Posted in conference, rails by elisehuard on September 12, 2008

In Berlin they know what summer means, and how to taper off softly to winter. The day started sunny with a hint of freshness.

So i started off towards the Railsconf in a pretty good mood, despite the early hour. I ended up subscribing to the tutorials, because i’ve been told last night (at the Bratwurst on Rails) that they were worth it.

My morning tutorial was about hacking the Rails internals by two people of the company Intridea. About showing how you can minutely twist the default rails magic to make your life easier. Pradeep Elunkamaran in the first half was fairly interesting – except that it was a bit fast, especially since (gasp) i hadn’t had my coffee yet (and hadn’t eaten since lunch the day before).

The second half was by Michael Bleigh, who’s given us subdomain-fu and uberkit (didn’t know the last one). This was more applied, and more focused towards getting a result (without knowing all the details underneath). Different point of view.

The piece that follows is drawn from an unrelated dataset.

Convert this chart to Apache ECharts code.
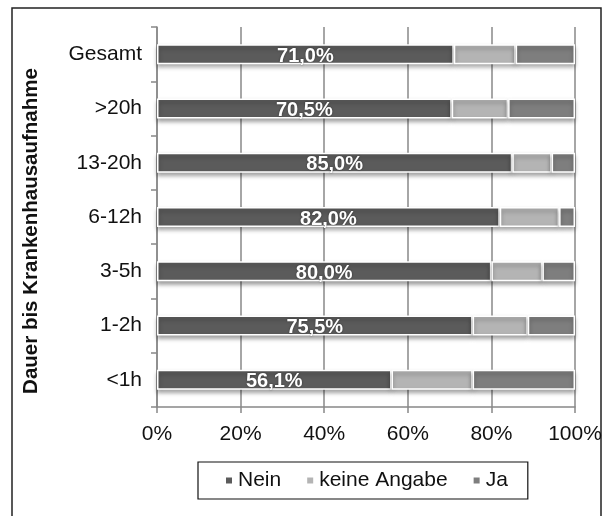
<!DOCTYPE html>
<html>
<head>
<meta charset="utf-8">
<script src="https://cdn.jsdelivr.net/npm/echarts@6/dist/echarts.min.js"></script>
<style>
  html, body { margin: 0; padding: 0; background: #fff; }
  #chart { width: 614px; height: 516px; }
</style>
</head>
<body>
<div id="chart"></div>
<script>
var categories = ['Gesamt', '>20h', '13-20h', '6-12h', '3-5h', '1-2h', '<1h']
var neinValues = [71.0, 70.5, 85.0, 82.0, 80.0, 75.5, 56.1]
var keineValues = [14.8, 13.5, 9.4, 14.2, 12.2, 13.2, 19.4]
var jaValues = [14.2, 16.0, 5.6, 3.8, 7.8, 11.3, 24.5]
var xTicks = [0, 20, 40, 60, 80, 100]

var chart = echarts.init(document.getElementById('chart'))

// gemeinsamer Stil fuer die Balken
var barStyle = function (color) {
  return {
    color: color,
    borderColor: '#fff',
    borderWidth: 1.5,
    shadowColor: 'rgba(0,0,0,0.35)',
    shadowBlur: 4,
    shadowOffsetY: 3
  }
}

var option = {
  backgroundColor: '#fff',
  animation: false,
  textStyle: { fontFamily: 'Liberation Sans, Arial, sans-serif' },
  graphic: [
    {
      type: 'rect',
      shape: { x: 12, y: 8, width: 589, height: 520 },
      style: { fill: 'none', stroke: '#222', lineWidth: 1.5 },
      silent: true
    },
    {
      type: 'text',
      x: 31, y: 231,
      rotation: Math.PI / 2,
      style: {
        text: 'Dauer bis Krankenhausaufnahme',
        font: 'bold 20.5px Liberation Sans, Arial, sans-serif',
        fill: '#111',
        textAlign: 'center',
        textVerticalAlign: 'middle'
      }
    }
  ],
  legend: {
    top: 462,
    left: 198,
    itemWidth: 8,
    itemHeight: 8,
    itemGap: 24,
    padding: [8, 20, 8, 26],
    borderColor: '#111',
    borderWidth: 1.2,
    icon: 'rect',
    textStyle: { fontSize: 21, color: '#111' },
    data: ['Nein', 'keine Angabe', 'Ja']
  },
  grid: { left: 157, right: 39, top: 27, bottom: 109, containLabel: false },
  xAxis: {
    type: 'value',
    min: 0,
    max: 100,
    interval: 20,
    axisLine: { show: true, lineStyle: { color: '#888', width: 1.5 } },
    axisTick: { show: true, length: 6, lineStyle: { color: '#888', width: 1.5 } },
    splitLine: { show: true, lineStyle: { color: '#888', width: 1.5 } },
    axisLabel: {
      fontSize: 21,
      color: '#111',
      margin: 17,
      formatter: function (v) { return xTicks.indexOf(v) >= 0 ? v + '%' : '' }
    }
  },
  yAxis: {
    type: 'category',
    inverse: true,
    data: categories,
    axisLine: { show: true, lineStyle: { color: '#888', width: 1.5 } },
    axisTick: { show: true, length: 6, lineStyle: { color: '#888', width: 1.5 } },
    axisLabel: { fontSize: 21, color: '#111', margin: 15 }
  },
  series: [
    {
      name: 'Nein',
      type: 'bar',
      stack: 'total',
      barWidth: 20,
      data: neinValues,
      itemStyle: barStyle('#5b5b5b'),
      label: {
        show: true,
        position: 'inside',
        offset: [0, 2],
        color: '#fff',
        fontSize: 20,
        fontWeight: 'bold',
        textShadowColor: 'rgba(0,0,0,0.5)',
        textShadowBlur: 2,
        formatter: function (p) { return p.value.toFixed(1).replace('.', ',') + '%' }
      }
    },
    {
      name: 'keine Angabe',
      type: 'bar',
      stack: 'total',
      barWidth: 20,
      data: keineValues,
      itemStyle: barStyle('#b4b4b4')
    },
    {
      name: 'Ja',
      type: 'bar',
      stack: 'total',
      barWidth: 20,
      data: jaValues,
      itemStyle: barStyle('#7e7e7e')
    }
  ]
}

chart.setOption(option)
</script>
</body>
</html>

Lunch was pleasantly spent with the belgian delegation: 4 of OpenMinds, Alain Ravet, and 2 guys of belighted (and me). And two start-up founders from resp. Germany and Austria.

I started the afternoon at a presentation about deploying and monitoring rails by people from Peritor, which was woefully basic. They started off by describing all the most common server setups, and then talking about capistrano. I gave up hoping when it appeared the level wouldn’t exponentially increase.

So i skipped talks to one by Thoughtworks people about meta-programming in Ruby. Pat Farley made a good job of taking something that could have been endlessly dull (Ruby C internals) and making it bearable, grabbing our attention with humor here and there.

After dinner break, there was a panel discussion by DHH, Jeremy Kemper and Michael Koziarsky.. All being Rails core people, there was not much debate, so it became a Q&A session. About future of web apps according to them, if other test frameworks were going to creep in (no), what they thought about the other frameworks (cute but not Rails) … not many surprises there, in other words.

Rejectconf took place at a bar a couple of kilometers away, and was one of the best parts of the day. The formula was that everyone had maximum 5 minutes to talk about a related subject, however wacky

Best_of: a ‘make_spec_better’ plugin that passes all specs, whatever happens. An application by leethal, who apparently gets pretty frustrated on IRC, to be able to tell people how exactly they fit the term ‘retard’ (unable to google etc). Braid was presented as the piston for git by a young dutch guy (whose name i didn’t catch, but surely will find again).

Geoffrey Grosenbach talked about Zshell – a bit surreal to actually see the guy after listening to his disembodied voice in a few Peepcode tutorials. He then was nice (and brave) enough to lend his Macbook air to increasingly drunk presenters.